Almost Forgotten: The 1994-95 UCLA BruinsA Sports Scribe, Basketball — By J. Clinkscales on March 9, 2012 at 10:28 am
The 1990s gave college basketball fans some of the most talented and, at times, ‘controversial’ teams in history. Tark & the Running Rebels. Dook. 48 Minutes of Hell. The Fab Five. The Untouchables. Four Corners full of future NBA stars.
Yet, there’s one team that tends to be forgotten from that era: The 1994-95 UCLA Bruins.
They were another team of the era who pro scouts drooled over, with a slick-haired (read that as shady) head coach who pushed the right buttons. The team boasted three starting seniors – each who had gone through the NCAA Tournament fire every season on campus – and all five starters would be drafted into the NBA after their days in Westwood ended.
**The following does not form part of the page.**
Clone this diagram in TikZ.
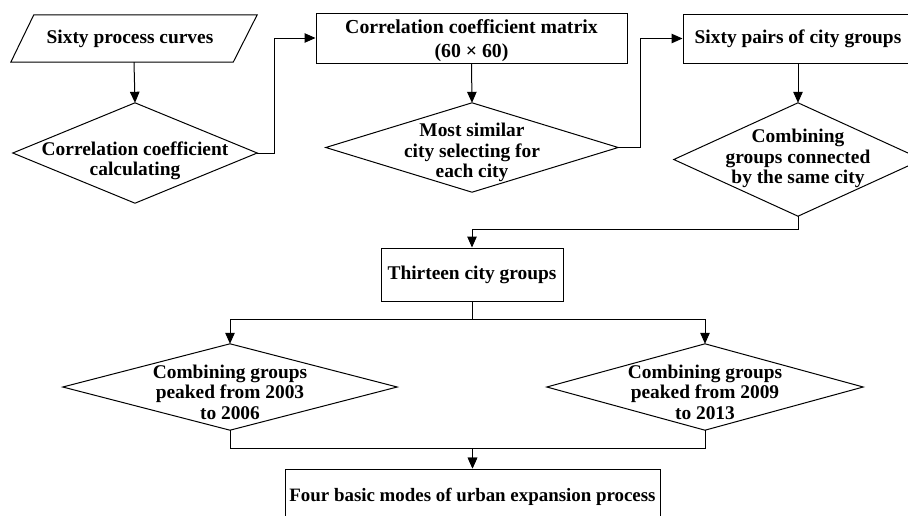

Ed O’Bannon was the next great swingman who was going to ascend to the Association on the heels of a sterling regular season. His younger brother, Charles, had the unspoken language with his older sibling on the court. Tyus Edney was the unusually small, but heady point guard that let the engine roll. At center, Czech import George Zidek had a steadily improved game alongside fellow seniors Ed O’Bannon and Edney. Toby Bailey started as a freshman and seemed to be groomed to take the baton from the departing seniors with a strong March showing.
It had been close to two decades since the Bruins’ last national championship, and considering recent history in the NCAA Tournament, this team couldn’t just run though the Pac-10 (for the most part) to only get bounced in the first round of the tournament… again.
Harrick’s team had to shake off the ’94 upset to 12-seed Tulsa. The second round loss to Michigan in ’93. The Elite Eight beatdown in ’91 by Indiana. This was a team with far more to prove than anyone else in the field.
They didn’t win the national championship with the wire-to-wire dominance; in fact, they almost bowed out in spectacular fashion to Missouri. It was from a mix of superior skill, some demon exorcising, and a couple dashes of luck.
All of that, including Edney’s lucky heave, isn’t what a pro snob like me remembers most about this group. That title team stuck out to me, because it was the first team I can recall where not one player had a distinguished, or remotely memorable, NBA career.
Ed O’Bannon’s greatest post-UCLA contribution was not his five points per game in two seasons with New Jersey and Dallas, but being the face of arguably the most important ongoing lawsuit in American sports today.
Charles, managed to only halve his older brother’s production in the NBA; a ’97 second round pick by Detroit who only appeared in 48 games in two seasons (2.5 PPG).
George Zidek had cups of coffee with the Charlotte (Hornets), Denver, and Seattle before carving out a solid European career.
Toby Bailey’s claim to NBA fame was having his draft rights from the Nets traded with Sam Bowie to the Lakers for Benoit Benjamin. BENOIT BENJAMIN!
Edney is the only player from the title team that could have been considered serviceable in the NBA, despite his 5’10” stature. Drafted by the Sacramento Kings in 1995, he came on the scene with a solid rookie season – a shade under eleven points per game and 6.1 assists in eighty games (60 starts). That year, the Kings made the playoffs for the first time since arriving in Sacramento. However, a season later, Edney was replaced in the starting lineup that season by Mahmoud Abdul-Rauf (the former Chris Jackson). Stints with Boston and Indiana were short, but Edney became a star in Europe.
When recalling the ’94-’95 Bruins, I was reminded about what makes the catch-all craziness of March Madness so profound. In the first days of the month, tournaments with varied levels of talent serve as frenzied prelims to THE tournament. Suddenly, pro factories such as Kentucky, UNC, Duke, and others are mixed together with overachievers and dreamers. Throw in a few teams with discernible future pros dotted on their rosters, and there’s a chance that those deeper, more talented teams could be caught slipping at any given moment.
Those Bruins may have not been as good (or even decent) after college as some of us thought they could be. In retrospect, in four uneasy years as one of the top teams in college basketball, we should have known better. Yet, it’s quite possible that among the lucky ones, the next ones, and the great ones during tournament time, the ’94-’95 Bruins were the biggest overachievers of all.